Decadal prediction for the Indian Ocean Dipole (IOD)

A new study from the University of Hyderabad (UoH) claims to have found out decadal prediction skills for the Indian Ocean Dipole (IOD) to enable monsoon forecast for the next 5-10 years in advance.

  • Retrospective decadal forecasts, with initial conditions from 1960 to 2011 from existing four models were analysed.
  • It was found that the two models - MIROC5 from Japan and CanCM4 from Canada - show significant prediction skills for up to 10 years, with strongest leads up to 2 years.
  • Influencing factors - The predictability of IOD comes from the subsurface ocean signals in the Southern Ocean.
  • The El Nino-Southern Oscillation events, which occur in the tropical pacific, are also well known as a major climate driver.

Indian Ocean Dipole

  • The IOD, also known as the Indian Niño, is an irregular oscillation of sea-surface temperatures.
  • It involves an aperiodic oscillation of sea-surface temperatures (SST), between "positive", "neutral" and "negative" phases.
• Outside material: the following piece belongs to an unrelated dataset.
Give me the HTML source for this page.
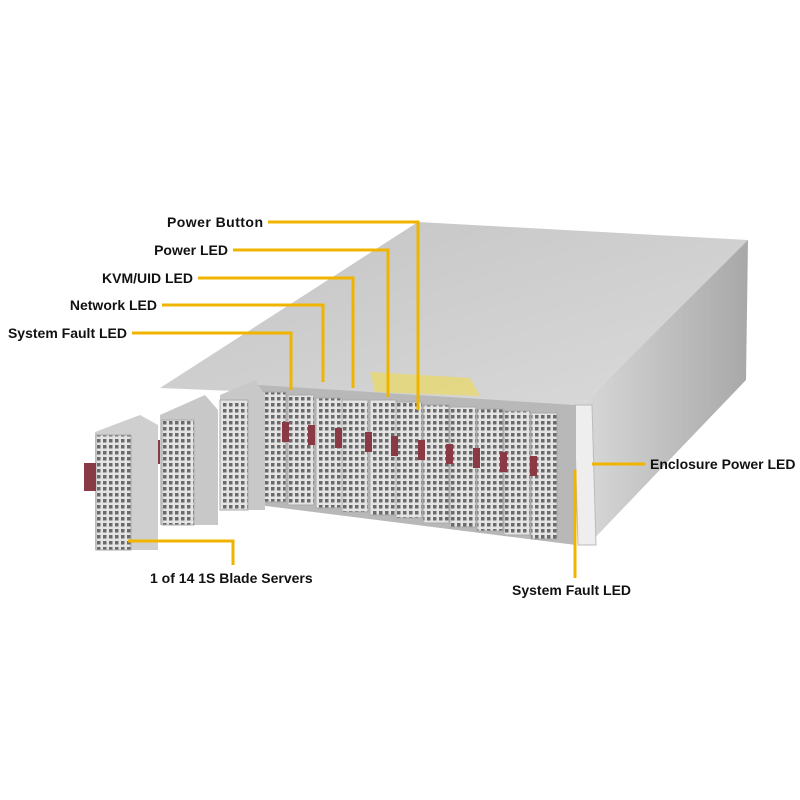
<!DOCTYPE html>
<html><head><meta charset="utf-8"><style>
html,body{margin:0;padding:0;background:#fff;}
svg{display:block}
text{font-family:"Liberation Sans",sans-serif;font-weight:bold;font-size:14px;fill:#111}
</style></head><body>
<svg width="800" height="800" viewBox="0 0 800 800">
<defs>
<pattern id="grid" width="6" height="6" patternUnits="userSpaceOnUse">
<rect width="6" height="6" fill="#e4e4e4"/><rect x="1" y="1" width="3.5" height="3.5" fill="#6a6a6a"/>
</pattern>
<linearGradient id="top" x1="0" y1="0" x2="1" y2="1">
<stop offset="0" stop-color="#c4c4c4"/><stop offset="1" stop-color="#dadada"/></linearGradient>
<linearGradient id="side" x1="0" y1="0" x2="1" y2="0">
<stop offset="0" stop-color="#d8d8d8"/><stop offset="1" stop-color="#a8a8a8"/></linearGradient>
</defs>
<polygon points="418,222 748,240 582,405 160,388" fill="url(#top)"/>
<polygon points="582,405 748,240 746,380 588,545" fill="url(#side)"/>
<polygon points="574,405 592,405 596,545 578,545" fill="#eee" stroke="#bbb"/>
<polygon points="370,372 470,378 480,396 375,392" fill="#e8d870" opacity="0.8"/>
<polygon points="258,385 576,405 576,545 258,505" fill="#b8b8b8"/>
<g stroke="#aaa" stroke-width="1">
<rect x="260" y="392" width="26" height="110" fill="url(#grid)"/>
<rect x="288" y="395" width="26" height="110" fill="url(#grid)"/>
<rect x="316" y="398" width="26" height="110" fill="url(#grid)"/>
<rect x="342" y="400" width="26" height="112" fill="url(#grid)"/>
<rect x="370" y="400" width="26" height="115" fill="url(#grid)"/>
<rect x="396" y="402" width="26" height="116" fill="url(#grid)"/>
<rect x="423" y="405" width="26" height="118" fill="url(#grid)"/>
<rect x="450" y="407" width="26" height="120" fill="url(#grid)"/>
<rect x="477" y="409" width="26" height="122" fill="url(#grid)"/>
<rect x="504" y="411" width="26" height="124" fill="url(#grid)"/>
<rect x="531" y="413" width="26" height="126" fill="url(#grid)"/>
</g>
<g fill="#8a3a44">
<rect x="255" y="420" width="7" height="20"/><rect x="282" y="422" width="7" height="20"/>
<rect x="308" y="425" width="7" height="20"/><rect x="335" y="428" width="7" height="20"/>
<rect x="365" y="432" width="7" height="20"/><rect x="391" y="436" width="7" height="20"/>
<rect x="418" y="440" width="7" height="20"/><rect x="446" y="444" width="7" height="20"/>
<rect x="473" y="448" width="7" height="20"/><rect x="500" y="452" width="7" height="20"/>
<rect x="530" y="456" width="7" height="20"/>
</g>
<polygon points="220,395 255,380 265,395 265,510 220,510" fill="#c8c8c8"/>
<rect x="220" y="400" width="28" height="110" fill="url(#grid)" stroke="#aaa"/>
<rect x="210" y="420" width="8" height="22" fill="#8a3a44"/>
<polygon points="160,415 205,395 218,410 218,525 160,525" fill="#c8c8c8"/>
<rect x="162" y="420" width="32" height="105" fill="url(#grid)" stroke="#aaa"/>
<rect x="152" y="440" width="8" height="24" fill="#8a3a44"/>
<polygon points="95,432 140,415 158,425 158,550 95,550" fill="#cfcfcf"/>
<rect x="96" y="435" width="35" height="115" fill="url(#grid)" stroke="#aaa"/>
<rect x="84" y="463" width="12" height="28" fill="#8a3a44"/>
<g stroke="#f0b400" stroke-width="3" fill="none">
<polyline points="268,222 418,222 418,410"/>
<polyline points="233,250 388,250 388,397"/>
<polyline points="198,278 353,278 353,388"/>
<polyline points="162,305 323,305 323,382"/>
<polyline points="132,333 291,333 291,390"/>
<polyline points="128,541 233,541 233,565"/>
<polyline points="592,464 645,464"/>
<polyline points="575,470 575,578"/>
</g>
<text x="263" y="227" text-anchor="end" textLength="96">Power Button</text>
<text x="228" y="255" text-anchor="end">Power LED</text>
<text x="193" y="283" text-anchor="end">KVM/UID LED</text>
<text x="157" y="310" text-anchor="end">Network LED</text>
<text x="127" y="338" text-anchor="end">System Fault LED</text>
<text x="150" y="583">1 of 14 1S Blade Servers</text>
<text x="650" y="469">Enclosure Power LED</text>
<text x="512" y="595">System Fault LED</text>
</svg>
</body></html>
  • As part of it, the western Indian Ocean becomes alternately warmer (positive phase) and then colder (negative phase) than the eastern part of the ocean.
  • A positive phase sees above normal sea-surface temperatures and greater precipitation in the western Indian Ocean region with a corresponding cooling of waters in the eastern Indian Ocean.
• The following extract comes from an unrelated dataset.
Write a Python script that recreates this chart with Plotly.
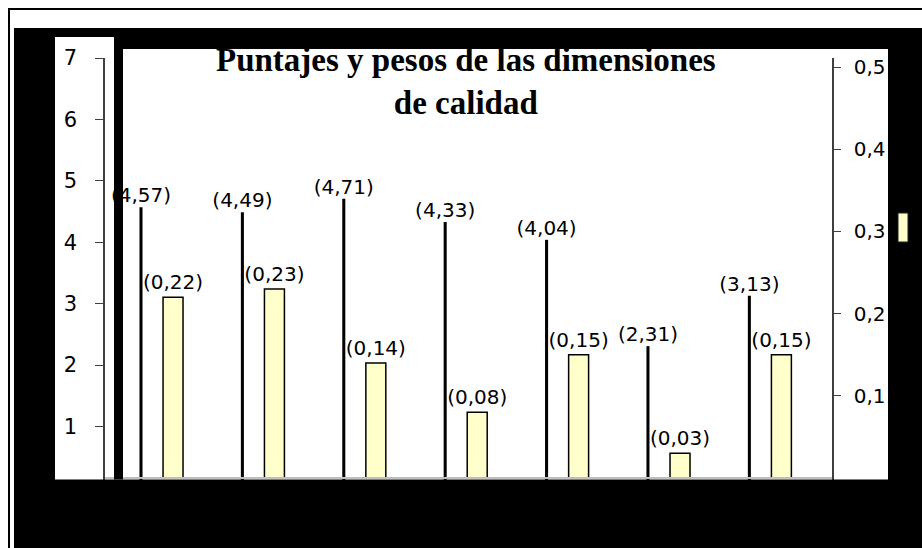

  • This tends to cause droughts in adjacent land areas of Indonesia and Australia.
  • The negative phase involves warmer water and greater precipitation in the eastern Indian Ocean, and cooler and drier conditions in the west.
  • A neutral phase would mean sea temperatures were close to average across the Indian Ocean.
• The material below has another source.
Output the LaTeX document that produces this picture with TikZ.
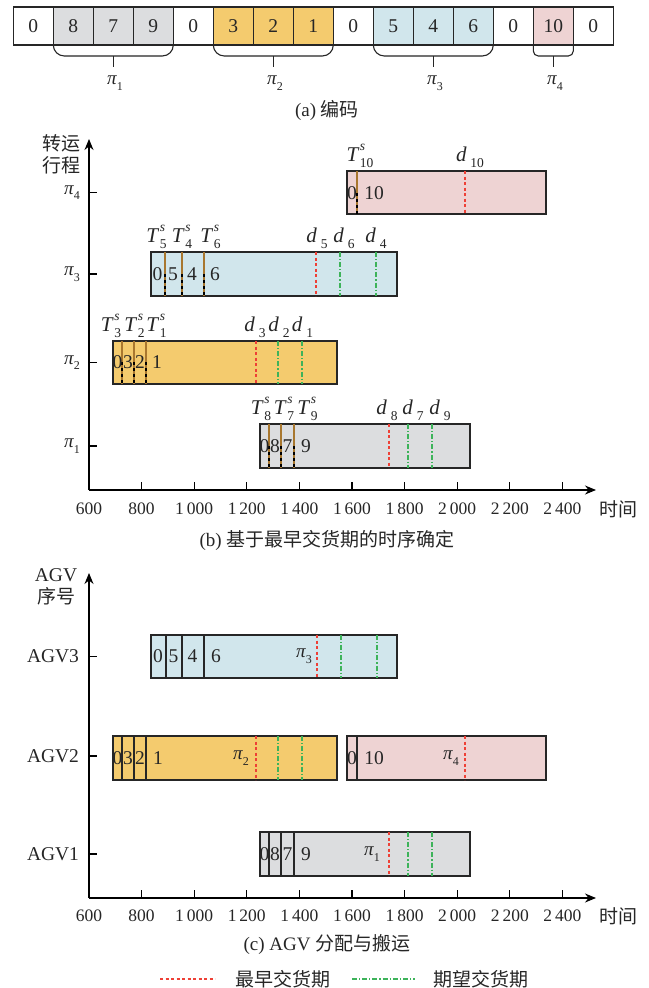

  •  The IOD thus affects the strength of monsoons over the Indian subcontinent.
  • The IOD is one aspect of the general cycle of global climate, interacting with similar phenomena like the El Niño-Southern Oscillation (ENSO) in the Pacific Ocean.
  • An IOD can either aggravate or weaken El Nino’s impact on the Indian monsoon. If there is a positive IOD, despite an El Nino year, it can bring good rains to India.